Long-time readers will know of my fascination with the fashions, music, and pop culture of the 1970s. Is it any wonder? The ’7os held all my high school years and all but a few months of my college ones. I love looking at old magazines from the time because I remember a lot of the ads and get a good laugh out of others. The looks! The prices!
Last summer I bought a lot of six Seventeen mags from 1972. The price wasn’t bad considering how many happy hours I’ve had looking at them and being alternately delighted and horrified that yes, I used to dress like that.
Thought I’d share some looks with you from the December issue. Here’s a gem of an outfit from Bobbie Brooks, in Christmas colors, no less:
Remember those idiotic polyester knit vests? It seemed to be a contest who could make the weirdest-looking ones. This one has ruffly straps. WTF is up with the model’s glasses? Is she a welder in her spare time?
Maybe you’re in more of a pastel mood. JCPenney is there for you:
Let’s be honest; if men dressed like this they were pimps.
The palazzo skirt was actually wide-legged pants. Really, really wide-legged. I think an entire bolt of fabric was sacrificed to make them, and you could shelter a small family in there. And is that another ruffled vest? It is.
Moving on to an actual article of what to wear to a Christmas party, I found this:
It’s a pinafore. It’s plaid. It’s ruffled. And I’ll bet I wanted it. Note her perfume is “gay Ambush” — this was when “gay” meant “happy,” and that’s ALL it meant. Do not say “gay Ambush” nowadays, please.

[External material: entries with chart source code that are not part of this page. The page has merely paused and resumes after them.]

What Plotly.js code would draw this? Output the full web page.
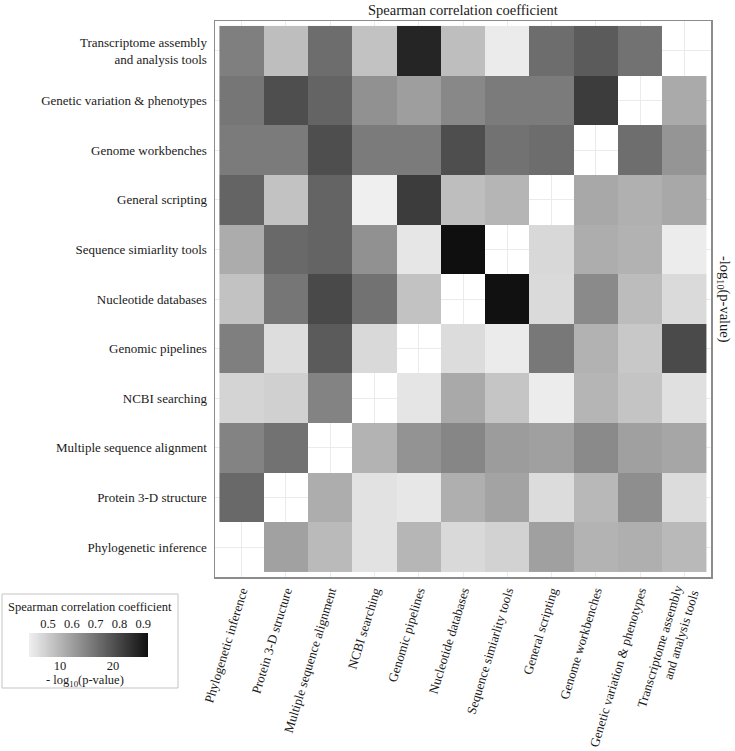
<!DOCTYPE html>
<html>
<head>
<meta charset="utf-8">
<script src="https://cdn.plot.ly/plotly-3.0.1.min.js"></script>
<style>html,body{margin:0;padding:0;background:#fff}</style>
</head>
<body>
<div id="chart" style="width:735px;height:751px"></div>
<script>
// Column categories (left to right)
const xCats = ["Phylogenetic inference", "Protein 3-D structure", "Multiple sequence alignment",
  "NCBI searching", "Genomic pipelines", "Nucleotide databases", "Sequence simiarlity tools",
  "General scripting", "Genome workbenches", "Genetic variation & phenotypes",
  "Transcriptome assembly<br>and analysis tools"];
// Row categories (top to bottom)
const yCats = ["Transcriptome assembly<br>and analysis tools", "Genetic variation & phenotypes",
  "Genome workbenches", "General scripting", "Sequence simiarlity tools", "Nucleotide databases",
  "Genomic pipelines", "NCBI searching", "Multiple sequence alignment", "Protein 3-D structure",
  "Phylogenetic inference"];

// Upper-left triangle: Spearman correlation coefficient (rows top to bottom)
const spearman = [
  [0.67,0.53,0.71,0.52,0.87,0.53,0.43,0.71,0.75,0.70,null],
  [0.69,0.78,0.73,0.63,0.60,0.65,0.68,0.68,0.82,null,null],
  [0.68,0.68,0.78,0.68,0.68,0.78,0.70,0.71,null,null,null],
  [0.73,0.52,0.73,0.42,0.82,0.53,0.55,null,null,null,null],
  [0.57,0.72,0.73,0.63,0.44,0.92,null,null,null,null,null],
  [0.52,0.69,0.79,0.70,0.52,null,null,null,null,null,null],
  [0.67,0.46,0.75,0.47,null,null,null,null,null,null,null],
  [0.48,0.49,0.66,null,null,null,null,null,null,null,null],
  [0.66,0.70,null,null,null,null,null,null,null,null,null],
  [0.72,null,null,null,null,null,null,null,null,null,null],
  [null,null,null,null,null,null,null,null,null,null,null]
];
// Lower-right triangle: -log10(p-value) (rows top to bottom)
const negLogP = [
  [null,null,null,null,null,null,null,null,null,null,null],
  [null,null,null,null,null,null,null,null,null,null,11.1],
  [null,null,null,null,null,null,null,null,null,17.1,13.2],
  [null,null,null,null,null,null,null,null,11.3,10.5,11.3],
  [null,null,null,null,null,null,null,6.5,10.8,10.3,4.5],
  [null,null,null,null,null,null,26.4,6.3,14.3,9.3,6.3],
  [null,null,null,null,null,6.1,4.6,16.1,10.3,8.1,20.7],
  [null,null,null,null,5.2,11.2,8.4,4.5,10.0,8.5,5.7],
  [null,null,null,10.2,13.4,14.7,12.5,12.1,14.3,12.1,11.5],
  [null,null,10.8,5.5,5.0,10.6,11.8,6.1,9.7,13.9,6.1],
  [null,12.0,9.5,5.5,9.9,6.4,7.1,12.1,10.2,10.6,9.6]
];

const rhoRange = [0.42, 0.92];
const pRange = [4.15, 26.6];
const rhoTicks = [0.5, 0.6, 0.7, 0.8, 0.9];
const pTicks = [10, 20];

const W = 735, H = 751;
const px = v => v / W;
const py = v => 1 - v / H;
const grayScale = [[0, '#efefef'], [1, '#0f0f0f']];
const serif = 'Liberation Serif, Times New Roman, serif';

const traces = [
  {type: 'heatmap', x: xCats, y: yCats, z: spearman, zmin: rhoRange[0], zmax: rhoRange[1],
   colorscale: grayScale, showscale: false, hoverinfo: 'skip', xaxis: 'x', yaxis: 'y'},
  {type: 'heatmap', x: xCats, y: yCats, z: negLogP, zmin: pRange[0], zmax: pRange[1],
   colorscale: grayScale, showscale: false, hoverinfo: 'skip', xaxis: 'x', yaxis: 'y'},
  // legend gradient bar
  {type: 'heatmap', x: rhoRange, y: [-1, 1], z: [rhoRange, rhoRange], zmin: rhoRange[0], zmax: rhoRange[1],
   zsmooth: 'best', colorscale: grayScale, showscale: false, hoverinfo: 'skip', xaxis: 'x2', yaxis: 'y2'},
  {type: 'scatter', x: [], y: [], xaxis: 'x3', yaxis: 'y2', showlegend: false, hoverinfo: 'skip'}
];

const mainAxis = {
  type: 'category', categoryorder: 'array', showgrid: true, gridcolor: '#ebebeb', gridwidth: 1,
  showline: true, mirror: true, linecolor: '#8c8c8c', linewidth: 1.5, ticks: '', zeroline: false,
  automargin: false, tickfont: {family: serif, size: 13, color: '#1a1a1a'}, fixedrange: true
};

const layout = {
  width: W, height: H, margin: {l: 0, r: 0, t: 0, b: 0}, paper_bgcolor: '#ffffff', plot_bgcolor: '#ffffff',
  showlegend: false,
  xaxis: Object.assign({}, mainAxis, {domain: [px(215), px(711)], anchor: 'y', categoryarray: xCats,
    range: [-0.6, 10.6], tickangle: -73, ticklabelstandoff: 0}),
  yaxis: Object.assign({}, mainAxis, {domain: [py(577), py(21)], anchor: 'x', categoryarray: yCats,
    range: [10.6, -0.6], ticklabelstandoff: 4}),
  xaxis2: {domain: [px(29), px(148)], anchor: 'y2', side: 'top', range: rhoRange, tickvals: rhoTicks,
    ticktext: rhoTicks.map(v => v.toFixed(1)), ticks: '', showgrid: false, zeroline: false, showline: false,
    automargin: false, fixedrange: true, tickfont: {family: serif, size: 12.5, color: '#1a1a1a'}, ticklabelstandoff: 2},
  xaxis3: {overlaying: 'x2', anchor: 'y2', side: 'bottom', range: pRange, tickvals: pTicks, ticks: '',
    showgrid: false, zeroline: false, showline: false, automargin: false, fixedrange: true,
    tickfont: {family: serif, size: 12.5, color: '#1a1a1a'}, ticklabelstandoff: -1},
  yaxis2: {domain: [py(657), py(633)], anchor: 'x2', range: [-0.5, 0.5], visible: false, fixedrange: true},
  shapes: [
    {type: 'rect', xref: 'paper', yref: 'paper', x0: px(2), x1: px(178), y0: py(688), y1: py(594),
     line: {color: '#c4c4c4', width: 1}, fillcolor: 'rgba(0,0,0,0)', layer: 'below'}
  ],
  annotations: [
    {text: 'Spearman correlation coefficient', xref: 'paper', yref: 'paper', x: px(463), y: py(10),
     xanchor: 'center', yanchor: 'middle', showarrow: false, font: {family: serif, size: 14.5, color: '#1a1a1a'}},
    {text: '-log<sub>10</sub>(p-value)', xref: 'paper', yref: 'paper', x: px(724), y: py(299),
     xanchor: 'center', yanchor: 'middle', textangle: 90, showarrow: false,
     font: {family: serif, size: 14.5, color: '#1a1a1a'}},
    {text: 'Spearman correlation coefficient', xref: 'paper', yref: 'paper', x: px(90), y: py(607),
     xanchor: 'center', yanchor: 'middle', showarrow: false, font: {family: serif, size: 12.5, color: '#1a1a1a'}},
    {text: '- log<sub>10</sub>(p-value)', xref: 'paper', yref: 'paper', x: px(85), y: py(681),
     xanchor: 'center', yanchor: 'middle', showarrow: false, font: {family: serif, size: 12.5, color: '#1a1a1a'}}
  ]
};

Plotly.newPlot('chart', traces, layout, {displayModeBar: false, staticPlot: true});
</script>
</body>
</html>
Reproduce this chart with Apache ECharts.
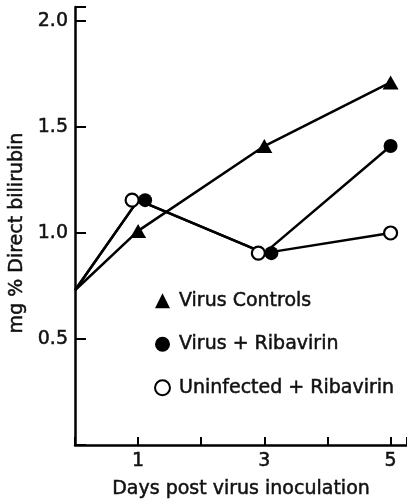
<!DOCTYPE html>
<html><head><meta charset="utf-8">
<script src="https://cdn.jsdelivr.net/npm/echarts@6/dist/echarts.min.js"></script>
<style>html,body{margin:0;padding:0;background:#fff}#c{width:407px;height:500px}</style>
</head><body><div id="c"></div>
<script>
// Data
const days = [0, 1, 3, 5];
const virusControls = [0.73, 1.01, 1.41, 1.71];
const virusRibavirin = [0.73, 1.155, 0.905, 1.41];
const uninfectedRibavirin = [0.73, 1.155, 0.905, 1.0];
const seriesNames = ['Virus Controls', 'Virus + Ribavirin', 'Uninfected + Ribavirin'];
const xTickLabels = ['1', '3', '5'];
const yTickLabels = ['0.5', '1.0', '1.5', '2.0'];

const FONT = 'DejaVu Sans';
const txt = { fontFamily: FONT, fontSize: 19, color: '#111', textBorderColor: '#111', textBorderWidth: 0.5 };

// first point (day 0) has no marker; markers of overlapping groups are nudged sideways
function pts(ys, offset) {
  return days.map((d, i) => {
    if (i === 0) return { value: [d, ys[i]], symbol: 'none' };
    if (offset && (d === 1 || d === 3)) return { value: [d, ys[i]], symbolOffset: [offset, 0] };
    return [d, ys[i]];
  });
}
const chart = echarts.init(document.getElementById('c'));
chart.setOption({
  animation: false,
  backgroundColor: '#fff',
  grid: { left: 75, right: 0, top: 7, bottom: 55, containLabel: false, outerBoundsMode: 'none' },
  xAxis: {
    type: 'value', min: 0, max: 5.26, interval: 1,
    name: 'Days post virus inoculation', nameLocation: 'middle', nameGap: 35,
    nameTextStyle: Object.assign({}, txt),
    axisLine: { lineStyle: { color: '#000', width: 2.5 } },
    axisTick: { inside: true, length: 8, lineStyle: { color: '#000', width: 2 } },
    axisLabel: Object.assign({}, txt, {
      margin: 7,
      formatter: v => xTickLabels.includes(String(v)) ? String(v) : ''
    }),
    splitLine: { show: false }
  },
  yAxis: {
    type: 'value', min: 0, max: 2.066, interval: 0.5,
    name: 'mg % Direct bilirubin', nameLocation: 'middle', nameGap: 43,
    nameTextStyle: Object.assign({}, txt, { padding: [0, 14, 0, 0] }),
    axisLine: { lineStyle: { color: '#000', width: 2.5 } },
    axisTick: { inside: true, length: 11, lineStyle: { color: '#000', width: 2 } },
    axisLabel: Object.assign({}, txt, {
      margin: 7,
      formatter: v => { const s = v.toFixed(1); return yTickLabels.includes(s) ? s : ''; }
    }),
    splitLine: { show: false }
  },
  legend: {
    orient: 'vertical', left: 149, top: 286, itemGap: 24,
    itemWidth: 15, itemHeight: 15,
    textStyle: Object.assign({}, txt, { padding: [0, 0, 0, 4] }),
    data: [
      { name: seriesNames[0], icon: 'triangle', itemStyle: { color: '#000', borderWidth: 0 } },
      { name: seriesNames[1], icon: 'circle', itemStyle: { color: '#000', borderWidth: 0 } },
      { name: seriesNames[2], icon: 'circle', itemStyle: { color: '#fff', borderColor: '#000', borderWidth: 2 } }
    ]
  },
  series: [
    {
      name: seriesNames[2], type: 'line', data: pts(uninfectedRibavirin, -6),
      symbol: 'circle', symbolSize: 13,
      lineStyle: { color: '#000', width: 2.5 },
      itemStyle: { color: '#fff', borderColor: '#000', borderWidth: 2.2 }
    },
    {
      name: seriesNames[0], type: 'line', data: pts(virusControls, 0),
      symbol: 'triangle', symbolSize: [16, 14],
      lineStyle: { color: '#000', width: 2.5 },
      itemStyle: { color: '#000', borderWidth: 0 }
    },
    {
      name: seriesNames[1], type: 'line', data: pts(virusRibavirin, 7),
      symbol: 'circle', symbolSize: 14,
      lineStyle: { color: '#000', width: 2.5 },
      itemStyle: { color: '#000', borderWidth: 0 }
    }
  ]
});
</script></body></html>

Much earlier this year I showed you a retro ad for Yardley nail polish.
Guess what? This issue of Seventeen had an ad for the coordinating lipstick:
Ah, those old pink, orange, and white Yardley bottles and containers… I miss Yardley.
Seriously, I love these old magazines and ads. The models looked like real people, albeit beautiful ones. Many of them had freckles, skin imperfections, imperfect teeth, and normal-sized busts. Nowadays between plastic surgery and Photoshop, models look strangely fake and robotic. Who’s with me on this? I love the old makeup, too — lip gloss and nail polish were shiny but not glittery. One thing I definitely don’t miss from the early ’70s is the plucked-to-almost-nothing eyebrow look.
And now, here’s my Christmas gift to you. Remember the original Herbal Essence shampoo by Clairol from the early ’70s? Not the reformulated stuff from the ’80s or early 2000s; I’m talking the original green shampoo. This stuff, that always had the Hippie Queen of the Flower Children in the commercials:
It hasn’t been made for decades. I tried to find knock-offs because I loved the scent SO MUCH. Original Herbal Essence was the smell of my early teens. Ah, innocence. First love, polyester, and all that jazz.
Well guess what, I found a dupe. And it’s so cheap I suspect it’s full of carcinogens and radioactivity, but what the heck. It’s called Vanart, is made in Mexico, and is available at Walmart.
The price? $1.97 for a whole QUART. You read that right, $1.97 for 32 ounces. It smells exactly like the original Herbal Essence, so much so that I often use it as bubble bath instead of shampoo. At that price I can afford to pour an ounce down the drain now and then. (Warning: I’m not kidding about the carcinogens: http://ecowatch.com/2013/08/29/cancer-causing-chemical-in-shampoos/ Buy and use any beauty product with caution.) I’m such a sucker for the scent that I’ll live dangerously, though.
Finally, I’ll leave you with one of the marketing blurbs on a photo layout in this issue of Seventeen. It kind of sums up my entire teen years, or, to be more exact, how this shy bookworm wishes they’d been.
“Going — going where?” you might ask. We say, going wherever the good times are, wherever you want to go. To dance, to play, to party. To visit with friends. Even to sit quietly, think and read. The clothes follow the mood. The mood? Well, he calls, suggests an anything-goes evening. “Let’s just jump in the car and do what we feel.”
Gee, who’s the Hippie Queen of the Flower Children now???